## BEGIN DATASET CONTENT

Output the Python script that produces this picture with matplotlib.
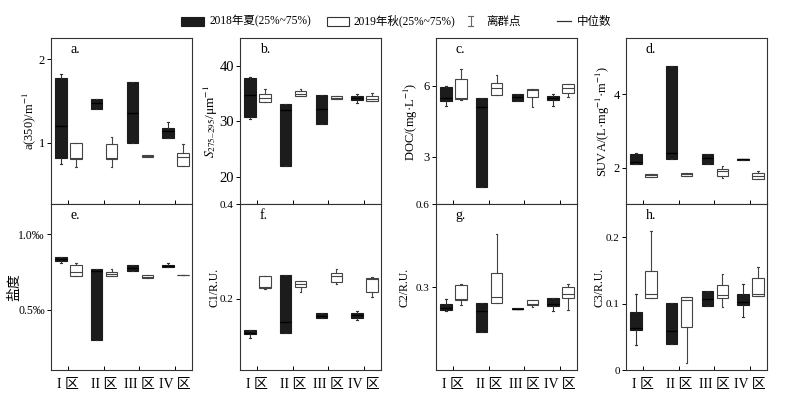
import matplotlib
matplotlib.use("Agg")
import matplotlib.pyplot as plt
from matplotlib.patches import Rectangle
from matplotlib.lines import Line2D

plt.rcParams['font.family'] = ['Liberation Serif', 'Noto Sans CJK SC', 'DejaVu Sans']
plt.rcParams['mathtext.fontset'] = 'stix'
plt.rcParams['axes.unicode_minus'] = False

zones = ["I 区", "II 区", "III 区", "IV 区"]
series_names = ["2018年夏(25%~75%)", "2019年秋(25%~75%)"]
extra_names = ["离群点", "中位数"]

# each tuple: (whisker low, Q1, median, Q3, whisker high)
a350_2018 = [(0.74, 0.81, 1.20, 1.77, 1.82), (1.40, 1.40, 1.47, 1.52, 1.52),
             (1.00, 1.00, 1.36, 1.73, 1.73), (1.06, 1.06, 1.14, 1.18, 1.25)]
a350_2019 = [(0.71, 0.80, 0.82, 1.00, 1.00), (0.71, 0.80, 0.82, 0.98, 1.07),
             (0.83, 0.83, 0.84, 0.85, 0.85), (0.72, 0.72, 0.83, 0.87, 0.98)]
s_2018 = [(30.5, 30.7, 34.8, 37.8, 38.0), (22.0, 22.0, 32.0, 33.1, 33.1),
          (29.5, 29.5, 32.2, 34.8, 34.8), (33.3, 33.9, 34.2, 34.5, 35.0)]
s_2019 = [(33.4, 33.4, 34.3, 34.9, 35.8), (34.5, 34.5, 35.0, 35.5, 35.8),
          (34.1, 34.1, 34.3, 34.5, 34.5), (33.7, 33.7, 34.1, 34.5, 35.2)]
doc_2018 = [(5.13, 5.37, 5.48, 5.95, 6.00), (1.74, 1.74, 5.10, 5.48, 5.48),
            (5.34, 5.34, 5.51, 5.65, 5.65), (5.16, 5.38, 5.47, 5.55, 5.65)]
doc_2019 = [(5.40, 5.45, 5.50, 6.28, 6.70), (5.59, 5.59, 5.90, 6.11, 6.46),
            (5.10, 5.52, 5.83, 5.87, 5.87), (5.51, 5.69, 5.90, 6.07, 6.07)]
suva_2018 = [(2.09, 2.09, 2.15, 2.38, 2.40), (2.23, 2.23, 2.40, 4.77, 4.77),
             (2.09, 2.09, 2.25, 2.38, 2.38), (2.21, 2.21, 2.22, 2.23, 2.23)]
suva_2019 = [(1.74, 1.74, 1.80, 1.83, 1.83), (1.78, 1.78, 1.82, 1.85, 1.85),
             (1.72, 1.76, 1.90, 1.97, 2.05), (1.68, 1.68, 1.77, 1.85, 1.90)]
sal_2018 = [(0.810, 0.826, 0.835, 0.848, 0.848), (0.297, 0.297, 0.757, 0.769, 0.769),
            (0.757, 0.757, 0.780, 0.800, 0.800), (0.786, 0.786, 0.793, 0.800, 0.810)]
sal_2019 = [(0.726, 0.726, 0.749, 0.797, 0.810), (0.726, 0.726, 0.740, 0.749, 0.770),
            (0.709, 0.709, 0.720, 0.731, 0.731), (0.729, 0.729, 0.731, 0.733, 0.733)]
c1_2018 = [(0.118, 0.125, 0.128, 0.135, 0.135), (0.128, 0.128, 0.152, 0.250, 0.250),
           (0.160, 0.160, 0.165, 0.171, 0.171), (0.155, 0.160, 0.166, 0.171, 0.174)]
c1_2019 = [(0.221, 0.224, 0.226, 0.249, 0.249), (0.214, 0.225, 0.232, 0.237, 0.237),
           (0.232, 0.236, 0.249, 0.255, 0.263), (0.204, 0.214, 0.242, 0.245, 0.247)]
c2_2018 = [(0.215, 0.217, 0.225, 0.238, 0.258), (0.138, 0.138, 0.214, 0.244, 0.244),
           (0.221, 0.221, 0.222, 0.223, 0.223), (0.214, 0.230, 0.240, 0.259, 0.259)]
c2_2019 = [(0.234, 0.252, 0.258, 0.306, 0.312), (0.241, 0.241, 0.264, 0.352, 0.492),
           (0.228, 0.234, 0.238, 0.253, 0.253), (0.217, 0.259, 0.274, 0.301, 0.312)]
c3_2018 = [(0.038, 0.061, 0.063, 0.088, 0.114), (0.039, 0.039, 0.059, 0.101, 0.101),
           (0.096, 0.096, 0.107, 0.119, 0.119), (0.080, 0.098, 0.102, 0.115, 0.130)]
c3_2019 = [(0.109, 0.109, 0.114, 0.149, 0.209), (0.011, 0.065, 0.106, 0.110, 0.110),
           (0.095, 0.109, 0.113, 0.128, 0.145), (0.111, 0.111, 0.115, 0.139, 0.155)]

panels = [
    ("a.", a350_2018, a350_2019, (0.26, 2.25), [1, 2], ["1", "2"], "a(350)/m$^{-1}$"),
    ("b.", s_2018, s_2019, (15, 45), [20, 30, 40], ["20", "30", "40"], "$S_{275\u2013295}$/μm$^{-1}$"),
    ("c.", doc_2018, doc_2019, (1.0, 8.0), [3, 6], ["3", "6"], "DOC/(mg·L$^{-1}$)"),
    ("d.", suva_2018, suva_2019, (1.0, 5.52), [2, 4], ["2", "4"], "SUVA/(L·mg$^{-1}$·m$^{-1}$)"),
    ("e.", sal_2018, sal_2019, (0.10, 1.20), [0.5, 1.0], ["0.5‰", "1.0‰"], "盐度"),
    ("f.", c1_2018, c1_2019, (0.05, 0.40), [0.2, 0.4], ["0.2", "0.4"], "C1/R.U."),
    ("g.", c2_2018, c2_2019, (0.0, 0.60), [0.3, 0.6], ["0.3", "0.6"], "C2/R.U."),
    ("h.", c3_2018, c3_2019, (0.0, 0.25), [0, 0.1, 0.2], ["0", "0.1", "0.2"], "C3/R.U."),
]
label_x = [-0.156, -0.205, -0.177, -0.163, -0.26, -0.18, -0.22, -0.185]
label_fs = [9, 9.5, 9, 9, 10, 8.5, 8.5, 8.5]
tick_fs = [9, 10.5, 9, 9, 8.5, 8, 8, 8]

W, H = 788, 398
fig = plt.figure(figsize=(W / 100, H / 100), dpi=100)
col_x = [51, 240, 436, 626]
aw = 141
rows = [(38.3, 204.3), (204.3, 370)]

def stats_from(tuples):
    out = []
    for lo, q1, med, q3, hi in tuples:
        out.append(dict(whislo=lo, q1=q1, med=med, q3=q3, whishi=hi, fliers=[]))
    return out

pos = [1, 2, 3, 4]
for i, (tag, s18, s19, ylim, yt, ytl, ylab) in enumerate(panels):
    r, c = divmod(i, 4)
    top, bot = rows[r]
    ax = fig.add_axes([col_x[c] / W, 1 - bot / H, aw / W, (bot - top) / H])
    ax.bxp(stats_from(s18), positions=[p - 0.2 for p in pos], widths=0.32,
           patch_artist=True, showfliers=False,
           boxprops=dict(facecolor="#1c1c1c", edgecolor="#1c1c1c", linewidth=0.8),
           medianprops=dict(color="#000000", linewidth=1.0),
           whiskerprops=dict(color="#333333", linewidth=0.8),
           capprops=dict(color="#333333", linewidth=0.8), capwidths=0.04)
    ax.bxp(stats_from(s19), positions=[p + 0.22 for p in pos], widths=0.32,
           patch_artist=True, showfliers=False,
           boxprops=dict(facecolor="white", edgecolor="#444444", linewidth=0.8),
           medianprops=dict(color="#444444", linewidth=0.8),
           whiskerprops=dict(color="#444444", linewidth=0.8),
           capprops=dict(color="#444444", linewidth=0.8), capwidths=0.04)
    ax.set_xlim(0.526, 4.47)
    ax.set_ylim(*ylim)
    ax.set_yticks(yt)
    ax.set_yticklabels(ytl, fontsize=tick_fs[i])
    ax.set_xticks(pos)
    if r == 1:
        ax.set_xticklabels(zones, fontsize=10)
    else:
        ax.set_xticklabels([])
    ax.tick_params(axis="x", direction="in", length=3, width=0.7, pad=6)
    ax.tick_params(axis="y", direction="out", length=3, width=0.7, pad=1.5)
    for sp in ax.spines.values():
        sp.set_linewidth(0.8)
        sp.set_color("#333333")
    ax.set_ylabel(ylab, fontsize=label_fs[i], va="center")
    ax.yaxis.set_label_coords(label_x[i], 0.5)
    ax.text(0.14, 0.93, tag, transform=ax.transAxes, fontsize=10, va="center", ha="left")

# legend drawn in figure pixel coordinates (top-left origin)
def fx(x):
    return x / W

def fy(y):
    return 1 - y / H

leg_fs = 8.3
fig.patches.append(Rectangle((fx(181), fy(25.7)), 23 / W, 9 / H, transform=fig.transFigure,
                             facecolor="#1c1c1c", edgecolor="#1c1c1c", lw=0.8))
fig.text(fx(209), fy(21), series_names[0], fontsize=leg_fs, va="center", ha="left")
fig.patches.append(Rectangle((fx(326.5), fy(25.7)), 22.5 / W, 9 / H, transform=fig.transFigure,
                             facecolor="white", edgecolor="#333333", lw=0.8))
fig.text(fx(354), fy(21), series_names[1], fontsize=leg_fs, va="center", ha="left")
for seg in [((470.5, 470.5), (16, 25.5)), ((467.5, 473.5), (16, 16)), ((467.5, 473.5), (25.5, 25.5))]:
    fig.lines.append(Line2D([fx(v) for v in seg[0]], [fy(v) for v in seg[1]],
                            transform=fig.transFigure, color="#666666", lw=0.8))
fig.text(fx(486), fy(21.5), extra_names[0], fontsize=leg_fs, va="center", ha="left")
fig.lines.append(Line2D([fx(557), fx(571)], [fy(20.5), fy(20.5)], transform=fig.transFigure,
                        color="#333333", lw=0.9))
fig.text(fx(577), fy(21.5), extra_names[1], fontsize=leg_fs, va="center", ha="left")

fig.savefig("out.png", dpi=100)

## END DATASET CONTENT

• **SHORT TASK**
Lines that hold "matplotlib" are the ones to copy; find all of them.

• **WRITTEN RESPONSE**
Output the Python script that produces this picture with matplotlib.
import matplotlib
matplotlib.use("Agg")
import matplotlib.pyplot as plt
from matplotlib.patches import Rectangle
from matplotlib.lines import Line2D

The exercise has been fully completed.